Your objective -
Below is a listing; print exactly its lines from the one containing "Reproduce this chart with Chart.js." down to the one containing "0.07, 0.08, 0.09];", both inclusive, with every picture left out.
------ Records to process
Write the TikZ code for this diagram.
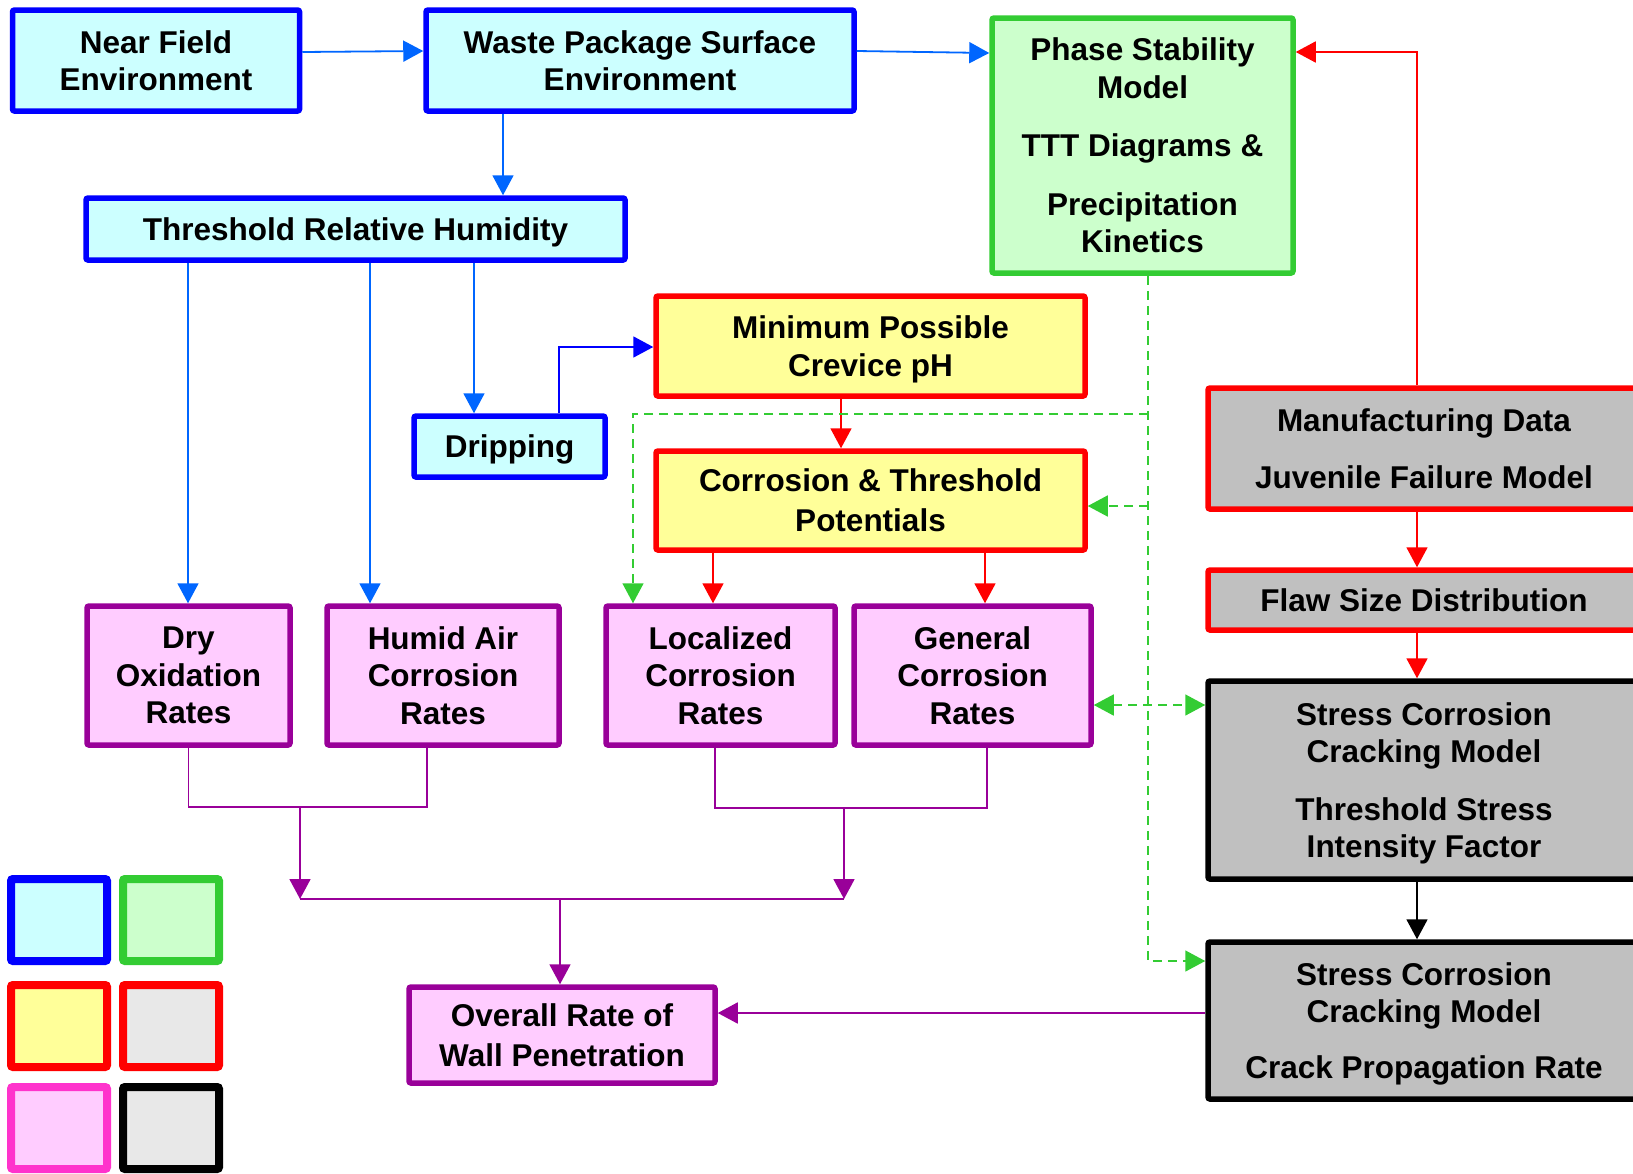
------------
------ Records to process
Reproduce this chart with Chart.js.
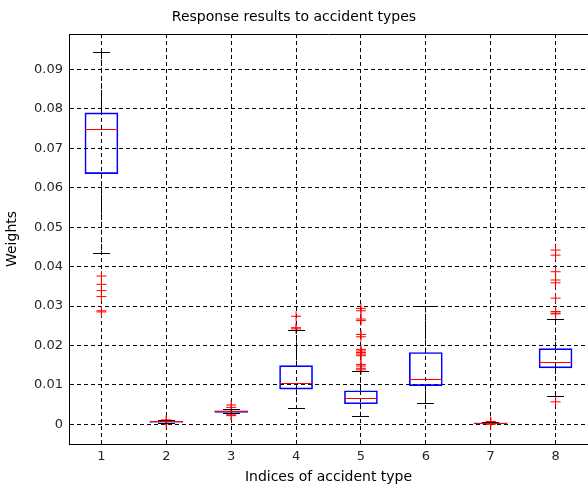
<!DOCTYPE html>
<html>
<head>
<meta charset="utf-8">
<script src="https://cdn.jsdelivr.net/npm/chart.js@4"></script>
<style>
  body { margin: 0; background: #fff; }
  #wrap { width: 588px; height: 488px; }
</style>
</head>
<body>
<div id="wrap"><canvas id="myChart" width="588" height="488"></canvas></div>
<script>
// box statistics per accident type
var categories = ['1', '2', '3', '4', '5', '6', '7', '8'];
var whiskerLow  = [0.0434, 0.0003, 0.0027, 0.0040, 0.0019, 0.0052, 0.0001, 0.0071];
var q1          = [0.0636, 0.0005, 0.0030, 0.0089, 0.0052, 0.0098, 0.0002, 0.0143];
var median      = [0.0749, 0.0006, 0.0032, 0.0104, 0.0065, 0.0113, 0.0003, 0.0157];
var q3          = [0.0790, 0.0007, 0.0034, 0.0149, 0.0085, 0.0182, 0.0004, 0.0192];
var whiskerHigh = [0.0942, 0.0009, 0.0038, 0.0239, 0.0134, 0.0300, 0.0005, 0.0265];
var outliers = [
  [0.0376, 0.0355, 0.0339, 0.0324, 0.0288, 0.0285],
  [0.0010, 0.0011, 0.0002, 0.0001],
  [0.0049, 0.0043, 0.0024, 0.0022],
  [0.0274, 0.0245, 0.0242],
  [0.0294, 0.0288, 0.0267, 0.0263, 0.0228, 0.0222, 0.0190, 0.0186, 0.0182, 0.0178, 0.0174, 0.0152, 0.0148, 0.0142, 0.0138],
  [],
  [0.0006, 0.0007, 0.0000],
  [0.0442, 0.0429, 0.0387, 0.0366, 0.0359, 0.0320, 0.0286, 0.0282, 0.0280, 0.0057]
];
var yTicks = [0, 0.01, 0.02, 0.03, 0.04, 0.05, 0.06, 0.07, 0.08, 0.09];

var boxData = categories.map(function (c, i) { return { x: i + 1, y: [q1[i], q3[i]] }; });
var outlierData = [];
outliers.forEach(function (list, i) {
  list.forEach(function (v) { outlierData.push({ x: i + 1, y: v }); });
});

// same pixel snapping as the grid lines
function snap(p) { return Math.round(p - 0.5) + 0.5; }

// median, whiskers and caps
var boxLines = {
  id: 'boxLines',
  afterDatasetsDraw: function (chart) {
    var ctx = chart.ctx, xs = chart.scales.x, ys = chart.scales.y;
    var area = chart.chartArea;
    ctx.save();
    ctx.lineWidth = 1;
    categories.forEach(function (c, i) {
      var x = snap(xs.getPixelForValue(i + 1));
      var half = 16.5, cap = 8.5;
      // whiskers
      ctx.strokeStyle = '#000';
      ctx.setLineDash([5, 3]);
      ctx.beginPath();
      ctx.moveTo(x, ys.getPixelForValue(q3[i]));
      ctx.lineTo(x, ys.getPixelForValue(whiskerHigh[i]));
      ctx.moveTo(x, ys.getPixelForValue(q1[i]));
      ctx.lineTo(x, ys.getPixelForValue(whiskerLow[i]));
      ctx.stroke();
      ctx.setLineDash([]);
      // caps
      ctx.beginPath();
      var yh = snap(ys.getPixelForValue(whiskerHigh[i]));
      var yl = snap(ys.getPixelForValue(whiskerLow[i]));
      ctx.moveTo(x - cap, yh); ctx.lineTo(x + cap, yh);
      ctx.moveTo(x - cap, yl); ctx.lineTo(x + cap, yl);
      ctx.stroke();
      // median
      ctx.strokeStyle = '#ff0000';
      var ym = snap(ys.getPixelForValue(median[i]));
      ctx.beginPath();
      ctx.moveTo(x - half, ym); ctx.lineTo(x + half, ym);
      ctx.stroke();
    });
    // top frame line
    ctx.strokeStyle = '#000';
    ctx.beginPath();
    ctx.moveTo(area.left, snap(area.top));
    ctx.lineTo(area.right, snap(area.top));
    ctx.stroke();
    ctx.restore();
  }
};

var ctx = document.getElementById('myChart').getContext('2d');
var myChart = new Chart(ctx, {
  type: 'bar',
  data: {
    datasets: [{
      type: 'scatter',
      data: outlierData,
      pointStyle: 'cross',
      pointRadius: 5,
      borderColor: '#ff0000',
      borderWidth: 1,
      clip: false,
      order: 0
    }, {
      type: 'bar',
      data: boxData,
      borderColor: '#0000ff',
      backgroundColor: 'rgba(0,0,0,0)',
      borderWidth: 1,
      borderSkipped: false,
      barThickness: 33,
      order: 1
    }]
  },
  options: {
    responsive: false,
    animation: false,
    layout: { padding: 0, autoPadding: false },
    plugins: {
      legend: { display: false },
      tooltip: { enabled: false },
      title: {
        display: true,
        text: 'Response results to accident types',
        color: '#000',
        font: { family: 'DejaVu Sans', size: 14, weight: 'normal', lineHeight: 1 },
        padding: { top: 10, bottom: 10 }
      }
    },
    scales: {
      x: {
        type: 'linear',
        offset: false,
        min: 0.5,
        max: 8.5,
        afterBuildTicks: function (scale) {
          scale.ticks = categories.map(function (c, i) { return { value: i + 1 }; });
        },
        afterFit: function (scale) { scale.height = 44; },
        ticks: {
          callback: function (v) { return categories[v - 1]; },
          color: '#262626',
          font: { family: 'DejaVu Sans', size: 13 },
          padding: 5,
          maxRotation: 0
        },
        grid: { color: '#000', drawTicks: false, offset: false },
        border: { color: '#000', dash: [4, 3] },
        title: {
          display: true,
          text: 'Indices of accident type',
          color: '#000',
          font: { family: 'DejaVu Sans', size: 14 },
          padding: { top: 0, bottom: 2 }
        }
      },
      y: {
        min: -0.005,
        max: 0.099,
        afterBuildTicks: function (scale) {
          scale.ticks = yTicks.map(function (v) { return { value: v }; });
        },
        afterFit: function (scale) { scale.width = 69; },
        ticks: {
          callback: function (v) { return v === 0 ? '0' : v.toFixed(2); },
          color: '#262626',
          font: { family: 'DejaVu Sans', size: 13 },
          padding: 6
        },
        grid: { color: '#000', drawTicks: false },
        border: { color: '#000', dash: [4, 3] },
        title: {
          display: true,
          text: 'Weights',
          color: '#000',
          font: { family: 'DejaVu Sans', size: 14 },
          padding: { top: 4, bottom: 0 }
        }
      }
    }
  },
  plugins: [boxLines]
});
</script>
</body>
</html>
------------
Response -
Reproduce this chart with Chart.js.
<!DOCTYPE html>
<html>
<head>
<meta charset="utf-8">
<script src="https://cdn.jsdelivr.net/npm/chart.js@4"></script>
<style>
  body { margin: 0; background: #fff; }
  #wrap { width: 588px; height: 488px; }
</style>
</head>
<body>
<div id="wrap"><canvas id="myChart" width="588" height="488"></canvas></div>
<script>
// box statistics per accident type
var categories = ['1', '2', '3', '4', '5', '6', '7', '8'];
var whiskerLow  = [0.0434, 0.0003, 0.0027, 0.0040, 0.0019, 0.0052, 0.0001, 0.0071];
var q1          = [0.0636, 0.0005, 0.0030, 0.0089, 0.0052, 0.0098, 0.0002, 0.0143];
var median      = [0.0749, 0.0006, 0.0032, 0.0104, 0.0065, 0.0113, 0.0003, 0.0157];
var q3          = [0.0790, 0.0007, 0.0034, 0.0149, 0.0085, 0.0182, 0.0004, 0.0192];
var whiskerHigh = [0.0942, 0.0009, 0.0038, 0.0239, 0.0134, 0.0300, 0.0005, 0.0265];
var outliers = [
  [0.0376, 0.0355, 0.0339, 0.0324, 0.0288, 0.0285],
  [0.0010, 0.0011, 0.0002, 0.0001],
  [0.0049, 0.0043, 0.0024, 0.0022],
  [0.0274, 0.0245, 0.0242],
  [0.0294, 0.0288, 0.0267, 0.0263, 0.0228, 0.0222, 0.0190, 0.0186, 0.0182, 0.0178, 0.0174, 0.0152, 0.0148, 0.0142, 0.0138],
  [],
  [0.0006, 0.0007, 0.0000],
  [0.0442, 0.0429, 0.0387, 0.0366, 0.0359, 0.0320, 0.0286, 0.0282, 0.0280, 0.0057]
];
var yTicks = [0, 0.01, 0.02, 0.03, 0.04, 0.05, 0.06, 0.07, 0.08, 0.09];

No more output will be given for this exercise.